From Robert Dreyfuss at TomPaine.com:


Ironically, in response to Maliki’s less-than-forthcoming initiative, what appears to be a majority bloc of the Iraqi resistance made an offer of their own. The resistance, they said, would halt the fighting, stopping all attacks on U.S. occupation forces and the Iraqi government, in exchange for a U.S. pledge to leave Iraq in two years. For the United States, fighting a war-without-end in Iraq, that ought to have been seen as a good deal. But it was rejected out of hand.

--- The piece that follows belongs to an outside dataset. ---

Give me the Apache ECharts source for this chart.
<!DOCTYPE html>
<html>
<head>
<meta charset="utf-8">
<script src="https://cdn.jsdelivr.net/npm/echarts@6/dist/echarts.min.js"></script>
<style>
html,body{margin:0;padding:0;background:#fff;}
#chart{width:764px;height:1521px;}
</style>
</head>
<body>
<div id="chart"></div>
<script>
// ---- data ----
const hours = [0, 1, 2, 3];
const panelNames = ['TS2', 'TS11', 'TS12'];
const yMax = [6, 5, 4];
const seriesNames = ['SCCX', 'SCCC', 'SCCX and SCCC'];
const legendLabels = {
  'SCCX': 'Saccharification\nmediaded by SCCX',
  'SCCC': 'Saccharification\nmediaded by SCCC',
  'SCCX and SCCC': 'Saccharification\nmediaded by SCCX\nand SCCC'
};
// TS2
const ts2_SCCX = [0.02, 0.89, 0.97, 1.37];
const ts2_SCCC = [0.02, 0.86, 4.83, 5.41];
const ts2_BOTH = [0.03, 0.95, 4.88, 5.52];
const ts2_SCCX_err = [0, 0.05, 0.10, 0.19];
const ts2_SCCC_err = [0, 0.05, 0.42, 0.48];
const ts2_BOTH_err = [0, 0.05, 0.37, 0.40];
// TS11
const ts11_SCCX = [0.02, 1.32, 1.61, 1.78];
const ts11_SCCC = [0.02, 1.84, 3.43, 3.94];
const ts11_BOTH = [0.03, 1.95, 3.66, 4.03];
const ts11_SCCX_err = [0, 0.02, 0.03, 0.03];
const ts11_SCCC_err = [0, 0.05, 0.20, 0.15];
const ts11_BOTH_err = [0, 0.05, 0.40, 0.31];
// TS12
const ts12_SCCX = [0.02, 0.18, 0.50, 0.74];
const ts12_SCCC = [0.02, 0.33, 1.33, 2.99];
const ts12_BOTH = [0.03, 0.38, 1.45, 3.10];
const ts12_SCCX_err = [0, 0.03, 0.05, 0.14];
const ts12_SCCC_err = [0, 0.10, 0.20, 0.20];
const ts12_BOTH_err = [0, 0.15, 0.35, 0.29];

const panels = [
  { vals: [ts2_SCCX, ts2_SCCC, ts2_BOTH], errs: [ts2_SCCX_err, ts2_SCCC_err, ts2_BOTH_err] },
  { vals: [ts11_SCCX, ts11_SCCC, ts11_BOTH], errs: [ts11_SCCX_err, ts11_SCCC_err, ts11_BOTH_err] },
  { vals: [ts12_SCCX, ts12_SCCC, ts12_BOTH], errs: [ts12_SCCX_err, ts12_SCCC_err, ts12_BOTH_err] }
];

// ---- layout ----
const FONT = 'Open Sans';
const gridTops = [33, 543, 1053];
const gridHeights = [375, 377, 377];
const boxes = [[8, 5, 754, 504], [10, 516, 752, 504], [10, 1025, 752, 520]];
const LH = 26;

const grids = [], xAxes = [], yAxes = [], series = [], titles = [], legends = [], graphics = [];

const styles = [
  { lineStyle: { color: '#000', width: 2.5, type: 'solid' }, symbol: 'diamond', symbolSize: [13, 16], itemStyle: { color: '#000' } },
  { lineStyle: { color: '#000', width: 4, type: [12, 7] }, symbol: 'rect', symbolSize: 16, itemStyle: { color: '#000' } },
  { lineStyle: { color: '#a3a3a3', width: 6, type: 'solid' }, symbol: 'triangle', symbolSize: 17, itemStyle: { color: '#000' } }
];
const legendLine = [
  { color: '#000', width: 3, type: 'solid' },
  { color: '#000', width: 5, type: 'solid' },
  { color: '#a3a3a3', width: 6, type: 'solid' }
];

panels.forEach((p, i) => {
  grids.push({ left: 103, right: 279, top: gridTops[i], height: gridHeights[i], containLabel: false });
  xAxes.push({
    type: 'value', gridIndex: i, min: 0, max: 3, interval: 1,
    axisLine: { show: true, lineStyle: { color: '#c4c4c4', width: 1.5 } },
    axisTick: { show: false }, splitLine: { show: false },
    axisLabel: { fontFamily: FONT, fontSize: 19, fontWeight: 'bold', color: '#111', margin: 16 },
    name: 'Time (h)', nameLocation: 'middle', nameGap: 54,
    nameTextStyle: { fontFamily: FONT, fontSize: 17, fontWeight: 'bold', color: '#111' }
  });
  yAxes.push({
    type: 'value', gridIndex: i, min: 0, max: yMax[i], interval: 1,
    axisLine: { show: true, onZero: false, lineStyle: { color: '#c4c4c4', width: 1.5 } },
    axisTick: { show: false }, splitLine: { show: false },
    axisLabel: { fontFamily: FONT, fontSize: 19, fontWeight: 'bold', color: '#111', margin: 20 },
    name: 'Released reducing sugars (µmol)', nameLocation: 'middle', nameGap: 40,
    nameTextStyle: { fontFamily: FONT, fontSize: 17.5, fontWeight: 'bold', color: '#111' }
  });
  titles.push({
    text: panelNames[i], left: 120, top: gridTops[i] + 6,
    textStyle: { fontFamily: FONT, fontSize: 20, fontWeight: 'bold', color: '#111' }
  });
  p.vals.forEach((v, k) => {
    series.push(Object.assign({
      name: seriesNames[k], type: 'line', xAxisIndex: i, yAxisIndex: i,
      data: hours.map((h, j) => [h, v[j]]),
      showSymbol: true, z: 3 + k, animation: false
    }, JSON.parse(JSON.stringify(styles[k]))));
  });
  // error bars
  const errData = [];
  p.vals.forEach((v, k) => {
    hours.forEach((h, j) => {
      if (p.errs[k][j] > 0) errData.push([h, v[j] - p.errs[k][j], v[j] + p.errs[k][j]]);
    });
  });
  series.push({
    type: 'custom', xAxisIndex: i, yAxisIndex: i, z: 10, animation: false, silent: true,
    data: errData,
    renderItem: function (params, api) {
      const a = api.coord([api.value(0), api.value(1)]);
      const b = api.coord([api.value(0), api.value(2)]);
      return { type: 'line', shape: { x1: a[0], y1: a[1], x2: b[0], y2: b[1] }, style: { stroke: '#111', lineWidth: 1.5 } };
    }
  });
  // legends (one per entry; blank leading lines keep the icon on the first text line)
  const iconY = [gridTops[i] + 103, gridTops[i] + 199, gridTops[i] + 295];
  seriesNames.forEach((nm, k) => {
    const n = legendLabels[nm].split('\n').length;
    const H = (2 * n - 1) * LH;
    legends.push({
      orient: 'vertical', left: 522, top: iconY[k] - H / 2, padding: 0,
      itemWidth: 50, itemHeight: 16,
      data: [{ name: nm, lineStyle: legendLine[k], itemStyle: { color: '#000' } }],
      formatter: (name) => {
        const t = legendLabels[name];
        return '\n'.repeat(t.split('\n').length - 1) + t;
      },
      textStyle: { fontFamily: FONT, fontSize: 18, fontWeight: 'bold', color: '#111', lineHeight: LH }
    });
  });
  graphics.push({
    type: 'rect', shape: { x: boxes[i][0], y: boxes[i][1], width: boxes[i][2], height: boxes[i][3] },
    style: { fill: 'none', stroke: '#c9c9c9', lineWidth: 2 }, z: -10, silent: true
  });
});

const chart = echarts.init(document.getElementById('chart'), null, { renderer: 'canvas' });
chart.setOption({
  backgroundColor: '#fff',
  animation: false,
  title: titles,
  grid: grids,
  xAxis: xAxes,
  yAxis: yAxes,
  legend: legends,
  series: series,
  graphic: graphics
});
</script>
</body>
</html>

The offer by the resistance, a ceasefire in exchange for an end to the occupation in 2008, also got little U.S. media attention. And, although I may have missed it, not a single U.S. political leader from the left nor those who are calling for a U.S. withdrawal—not Russ Feingold, not John Kerry, not Jack Murtha—took note of the offer. None had the guts to say to Bush: we ought to accept this deal. No editorial writer at the New York Times took up his pen to support it. No thinktanker at the Brookings Institution or the Center for American Progress had the courage to say: “What the Iraqi resistance is saying is a good idea.”

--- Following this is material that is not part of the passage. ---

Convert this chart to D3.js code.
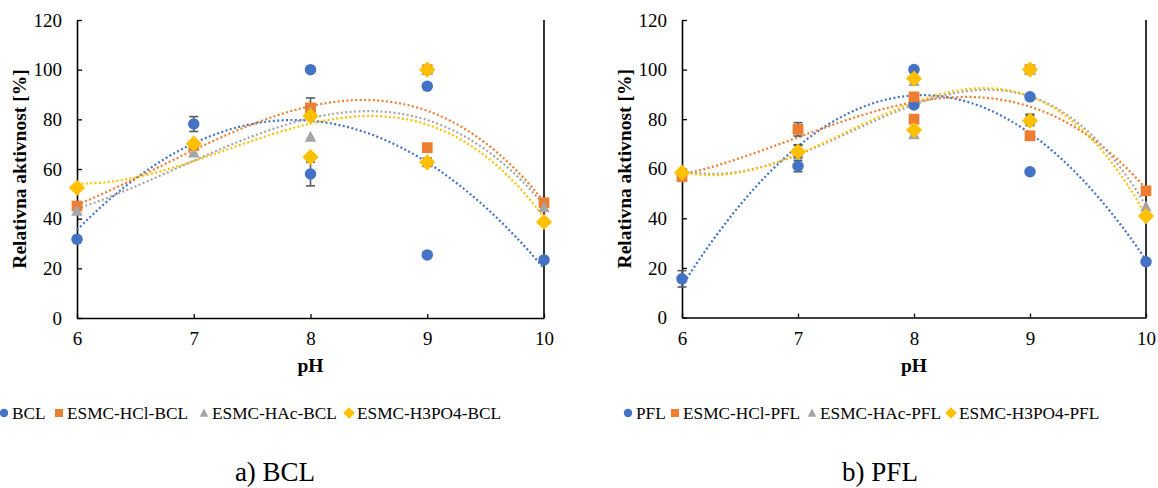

Meanwhile, back in Iraq, Maliki made it clear exactly what “conditional amnesty” means. While offering to talk to Sunni tribal elders and to minor elements of the resistance that he believes he can co-opt, the government of Iraq issued “Wanted” notices and rewards for 41 resistance leaders. It was a bitter irony. The list of 41 was a Who’s Who of the Iraqi resistance; in other words, the regime was offering rewards of up to $10 million for the capture or killing of precisely the people it ought to be negotiating a truce with! Among them were Raghad Hussein, the daughter of Saddam, who is living in Jordan; Saddam’s wife, Sajida Hussein, who lives in Qatar; Izzat Ibrahim al-Douri, a former top Iraqi official who is widely believed to be a leader of the underground; and at least a dozen other top former Baathists, Iraqi military and intelligence officials, and others. The issuance of the list underscored the fact that neither Khalilzad nor Maliki are seeking a deal with the real Iraqi resistance, merely attempting to corral a few more stray Sunni leaders into the regime.

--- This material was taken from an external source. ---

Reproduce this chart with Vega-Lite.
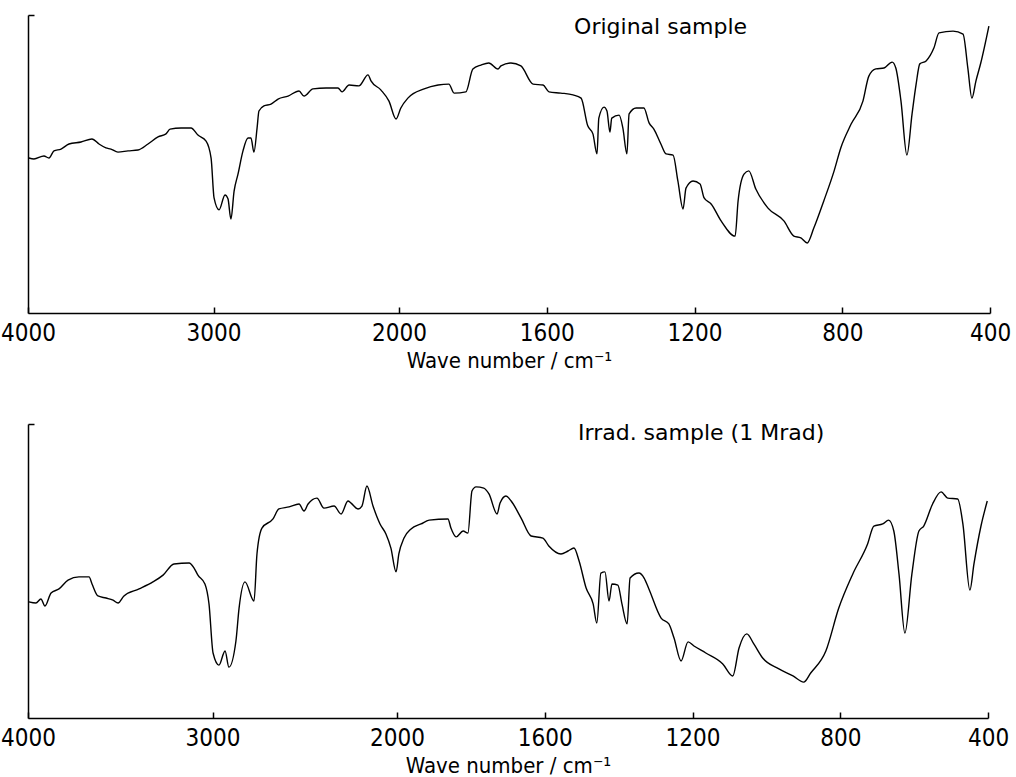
{
  "$schema": "https://vega.github.io/schema/vega-lite/v6.json",
  "padding": {"left": 0, "top": 14, "right": 5, "bottom": 2},
  "background": "white",
  "spacing": 111,
  "bounds": "flush",
  "config": {
    "view": {"stroke": null},
    "axis": {
      "grid": false,
      "domainColor": "black",
      "domainWidth": 1.5,
      "tickColor": "black",
      "tickWidth": 1.5,
      "labelColor": "black",
      "labelFont": "DejaVu Sans Condensed",
      "labelFontSize": 24,
      "titleColor": "black",
      "titleFont": "DejaVu Sans Condensed",
      "titleFontSize": 22,
      "titleFontWeight": "normal"
    }
  },
  "datasets": {
    "orig": [
      {"wn":3995,"t":52.0},{"wn":3968,"t":51.7},{"wn":3914,"t":52.7},{"wn":3887,"t":52.0},{"wn":3860,"t":54.4},{"wn":3822,"t":55.0},{"wn":3779,"t":56.7},{"wn":3714,"t":57.4},{"wn":3655,"t":58.4},{"wn":3617,"t":56.7},{"wn":3580,"t":55.4},{"wn":3553,"t":55.0},{"wn":3515,"t":54.0},{"wn":3461,"t":54.4},{"wn":3407,"t":54.7},{"wn":3353,"t":56.7},{"wn":3299,"t":59.1},{"wn":3256,"t":60.1},{"wn":3234,"t":61.7},{"wn":3175,"t":62.1},{"wn":3121,"t":62.1},{"wn":3084,"t":59.7},{"wn":3040,"t":57.7},{"wn":3013,"t":52.0},{"wn":2997,"t":38.6},{"wn":2970,"t":34.6},{"wn":2938,"t":39.6},{"wn":2922,"t":38.3},{"wn":2906,"t":31.5},{"wn":2889,"t":40.9},{"wn":2868,"t":46.6},{"wn":2841,"t":54.4},{"wn":2814,"t":58.7},{"wn":2798,"t":58.7},{"wn":2782,"t":54.0},{"wn":2765,"t":62.1},{"wn":2755,"t":67.8},{"wn":2728,"t":69.5},{"wn":2690,"t":70.1},{"wn":2652,"t":71.8},{"wn":2598,"t":72.8},{"wn":2539,"t":74.5},{"wn":2512,"t":72.8},{"wn":2464,"t":75.2},{"wn":2393,"t":75.5},{"wn":2329,"t":75.5},{"wn":2307,"t":74.2},{"wn":2269,"t":76.5},{"wn":2216,"t":76.2},{"wn":2167,"t":79.9},{"wn":2151,"t":77.9},{"wn":2097,"t":74.8},{"wn":2054,"t":71.1},{"wn":2016,"t":65.1},{"wn":1995,"t":68.8},{"wn":1976,"t":72.1},{"wn":1932,"t":75.2},{"wn":1894,"t":76.5},{"wn":1865,"t":76.8},{"wn":1851,"t":73.8},{"wn":1819,"t":74.2},{"wn":1800,"t":81.9},{"wn":1778,"t":83.2},{"wn":1757,"t":83.9},{"wn":1732,"t":81.9},{"wn":1724,"t":82.9},{"wn":1697,"t":83.9},{"wn":1670,"t":82.9},{"wn":1637,"t":76.8},{"wn":1610,"t":76.5},{"wn":1594,"t":74.2},{"wn":1562,"t":73.8},{"wn":1529,"t":73.2},{"wn":1507,"t":72.1},{"wn":1489,"t":62.8},{"wn":1475,"t":60.1},{"wn":1464,"t":53.4},{"wn":1459,"t":65.4},{"wn":1445,"t":69.1},{"wn":1437,"t":67.8},{"wn":1429,"t":60.7},{"wn":1424,"t":65.4},{"wn":1404,"t":66.4},{"wn":1394,"t":62.1},{"wn":1383,"t":53.4},{"wn":1377,"t":66.8},{"wn":1358,"t":68.8},{"wn":1337,"t":68.8},{"wn":1323,"t":63.8},{"wn":1310,"t":61.7},{"wn":1291,"t":56.7},{"wn":1277,"t":53.4},{"wn":1258,"t":53.0},{"wn":1245,"t":44.3},{"wn":1231,"t":34.9},{"wn":1223,"t":41.9},{"wn":1204,"t":44.3},{"wn":1185,"t":43.3},{"wn":1174,"t":38.6},{"wn":1155,"t":36.6},{"wn":1128,"t":30.9},{"wn":1090,"t":25.8},{"wn":1082,"t":37.6},{"wn":1066,"t":46.6},{"wn":1053,"t":47.7},{"wn":1034,"t":41.6},{"wn":1001,"t":35.2},{"wn":958,"t":30.9},{"wn":931,"t":25.8},{"wn":912,"t":25.2},{"wn":895,"t":23.5},{"wn":877,"t":28.5},{"wn":850,"t":37.6},{"wn":822,"t":47.7},{"wn":804,"t":55.4},{"wn":776,"t":63.4},{"wn":744,"t":71.1},{"wn":728,"t":79.5},{"wn":709,"t":81.9},{"wn":687,"t":82.2},{"wn":665,"t":84.2},{"wn":655,"t":82.2},{"wn":641,"t":71.1},{"wn":625,"t":53.0},{"wn":611,"t":66.8},{"wn":600,"t":76.8},{"wn":590,"t":83.6},{"wn":573,"t":84.6},{"wn":552,"t":88.9},{"wn":538,"t":94.0},{"wn":500,"t":94.6},{"wn":473,"t":93.6},{"wn":460,"t":82.2},{"wn":449,"t":72.1},{"wn":438,"t":77.9},{"wn":425,"t":83.9},{"wn":403,"t":96.3}
    ],
    "irrad": [
      {"wn":3995,"t":39.5},{"wn":3957,"t":39.1},{"wn":3930,"t":40.5},{"wn":3908,"t":38.1},{"wn":3875,"t":42.5},{"wn":3832,"t":43.9},{"wn":3783,"t":46.9},{"wn":3724,"t":48.0},{"wn":3669,"t":48.0},{"wn":3653,"t":45.6},{"wn":3621,"t":41.5},{"wn":3577,"t":40.8},{"wn":3539,"t":40.1},{"wn":3512,"t":39.1},{"wn":3480,"t":41.5},{"wn":3398,"t":43.9},{"wn":3323,"t":46.3},{"wn":3268,"t":48.6},{"wn":3209,"t":52.4},{"wn":3127,"t":52.7},{"wn":3100,"t":51.0},{"wn":3079,"t":48.6},{"wn":3041,"t":45.6},{"wn":3019,"t":38.8},{"wn":2997,"t":22.1},{"wn":2965,"t":18.0},{"wn":2932,"t":22.8},{"wn":2911,"t":17.3},{"wn":2873,"t":26.2},{"wn":2856,"t":37.4},{"wn":2824,"t":46.3},{"wn":2775,"t":39.8},{"wn":2759,"t":55.8},{"wn":2732,"t":64.6},{"wn":2672,"t":67.7},{"wn":2640,"t":71.1},{"wn":2585,"t":71.8},{"wn":2531,"t":72.8},{"wn":2504,"t":70.4},{"wn":2482,"t":72.8},{"wn":2434,"t":74.8},{"wn":2396,"t":71.4},{"wn":2341,"t":72.1},{"wn":2303,"t":69.4},{"wn":2266,"t":73.8},{"wn":2249,"t":73.1},{"wn":2211,"t":71.1},{"wn":2190,"t":72.1},{"wn":2163,"t":78.9},{"wn":2130,"t":72.1},{"wn":2092,"t":66.0},{"wn":2060,"t":62.6},{"wn":2033,"t":57.8},{"wn":2005,"t":49.7},{"wn":1995,"t":55.8},{"wn":1981,"t":61.2},{"wn":1962,"t":64.3},{"wn":1935,"t":66.0},{"wn":1913,"t":67.3},{"wn":1862,"t":67.7},{"wn":1854,"t":64.6},{"wn":1840,"t":61.6},{"wn":1821,"t":63.6},{"wn":1808,"t":62.9},{"wn":1797,"t":77.2},{"wn":1786,"t":78.6},{"wn":1765,"t":78.2},{"wn":1751,"t":76.2},{"wn":1729,"t":69.4},{"wn":1721,"t":73.1},{"wn":1705,"t":75.5},{"wn":1691,"t":73.8},{"wn":1664,"t":68.0},{"wn":1637,"t":61.9},{"wn":1605,"t":61.2},{"wn":1589,"t":58.5},{"wn":1556,"t":55.8},{"wn":1537,"t":56.8},{"wn":1521,"t":57.8},{"wn":1507,"t":53.4},{"wn":1488,"t":44.2},{"wn":1469,"t":38.8},{"wn":1459,"t":32.3},{"wn":1448,"t":49.3},{"wn":1437,"t":49.7},{"wn":1426,"t":39.8},{"wn":1418,"t":45.6},{"wn":1402,"t":45.2},{"wn":1391,"t":38.8},{"wn":1377,"t":32.0},{"wn":1369,"t":47.6},{"wn":1345,"t":49.3},{"wn":1331,"t":47.6},{"wn":1318,"t":43.9},{"wn":1285,"t":34.0},{"wn":1264,"t":32.0},{"wn":1250,"t":27.2},{"wn":1231,"t":19.4},{"wn":1212,"t":25.9},{"wn":1196,"t":24.5},{"wn":1164,"t":22.1},{"wn":1118,"t":18.4},{"wn":1091,"t":14.3},{"wn":1074,"t":23.8},{"wn":1053,"t":28.6},{"wn":1034,"t":25.2},{"wn":1010,"t":20.4},{"wn":966,"t":16.7},{"wn":928,"t":14.3},{"wn":899,"t":12.2},{"wn":880,"t":15.3},{"wn":839,"t":22.8},{"wn":804,"t":37.4},{"wn":766,"t":49.0},{"wn":726,"t":59.2},{"wn":709,"t":65.3},{"wn":685,"t":66.0},{"wn":669,"t":67.3},{"wn":655,"t":63.6},{"wn":641,"t":49.0},{"wn":625,"t":28.9},{"wn":606,"t":49.0},{"wn":587,"t":63.6},{"wn":574,"t":65.3},{"wn":550,"t":72.8},{"wn":527,"t":76.9},{"wn":509,"t":74.8},{"wn":482,"t":74.5},{"wn":468,"t":66.0},{"wn":449,"t":43.5},{"wn":438,"t":52.4},{"wn":419,"t":65.3},{"wn":402,"t":73.8}
    ],
    "labels1": [{"wn": 1526, "t": 96, "label": "Original  sample"}],
    "labels2": [{"wn": 1510, "t": 97, "label": "Irrad. sample (1 Mrad)"}]
  },
  "vconcat": [
    {
      "width": 962,
      "height": 298,
      "layer": [
        {
          "data": {"name": "orig"},
          "mark": {"type": "line", "color": "black", "strokeWidth": 1.4, "interpolate": "monotone"},
          "encoding": {
            "x": {"field": "wn", "type": "quantitative",
                  "scale": {"domain": [4000, 2000, 400], "range": [0, 371, 962], "zero": false, "nice": false},
                  "axis": {"values": [4000, 3000, 2000, 1600, 1200, 800, 400], "format": "d", "tickSize": -6, "labelPadding": 14, "labelFlush": false, "labelOverlap": false, "labelBound": false, "title": "Wave number / cm⁻¹", "titlePadding": 5}},
            "y": {"field": "t", "type": "quantitative",
                  "scale": {"domain": [0, 100]},
                  "axis": {"values": [100], "tickSize": -6, "labels": false, "title": null}}
          }
        },
        {
          "data": {"name": "labels1"},
          "mark": {"type": "text", "align": "left", "baseline": "middle", "font": "DejaVu Sans", "fontSize": 22, "color": "black"},
          "encoding": {
            "x": {"field": "wn", "type": "quantitative"},
            "y": {"field": "t", "type": "quantitative"},
            "text": {"field": "label"}
          }
        }
      ]
    },
    {
      "width": 960,
      "height": 294,
      "layer": [
        {
          "data": {"name": "irrad"},
          "mark": {"type": "line", "color": "black", "strokeWidth": 1.4, "interpolate": "monotone"},
          "encoding": {
            "x": {"field": "wn", "type": "quantitative",
                  "scale": {"domain": [4000, 2000, 400], "range": [0, 369, 960], "zero": false, "nice": false},
                  "axis": {"values": [4000, 3000, 2000, 1600, 1200, 800, 400], "format": "d", "tickSize": -6, "labelPadding": 14, "labelFlush": false, "labelOverlap": false, "labelBound": false, "title": "Wave number / cm⁻¹", "titlePadding": 5}},
            "y": {"field": "t", "type": "quantitative",
                  "scale": {"domain": [0, 100]},
                  "axis": {"values": [100], "tickSize": -6, "labels": false, "title": null}}
          }
        },
        {
          "data": {"name": "labels2"},
          "mark": {"type": "text", "align": "left", "baseline": "middle", "font": "DejaVu Sans", "fontSize": 22, "color": "black"},
          "encoding": {
            "x": {"field": "wn", "type": "quantitative"},
            "y": {"field": "t", "type": "quantitative"},
            "text": {"field": "label"}
          }
        }
      ]
    }
  ]
}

The list of 41 received an immediate rebuke from Jordan. Since 2003, Raghad Hussein has lived in Jordan under the protection of the government of Jordan and King Abdullah. Asked whether Jordan would turn her over to the Iraqi government, Amman slapped Baghdad in the face. A spokesman for the king of Jordan said bluntly: “She is the guest of the Hashemite royal family.”

The Jordanians added that, in their opinion, Raghad is not violating the terms of her asylum agreement, according to which she is supposed to refrain from political activity. Of course, it is widely believed that she, along with many other top Iraqi officials in Jordan, are helping to direct, support and finance the Iraqi resistance. Although the Jordanian government prefers to maintain the polite fiction that Iraq’s resistance has no base in Jordan, it does. And Jordan’s rebuff of Iraq means that even this erstwhile American ally is prepared to challenge the U.S.-Iraqi regime of quislings in Baghdad.

Jordan’s stance makes it even clearer that no end to the fighting can occur until and unless an international conference is convened to involve Iraq’s neighbors (including Iran), the Arab League, and the United Nations (including Russia and China) in helping to stabilize Iraq politically. Part One of ending the war is a deal with the resistance, and Part Two is the internationalization of the peace. So far, there is not the slightest hope that the Bush administration is prepared to accept either. “We will stay. We will fight. And we will prevail,” Bush told troops at Fort Bragg on Sunday.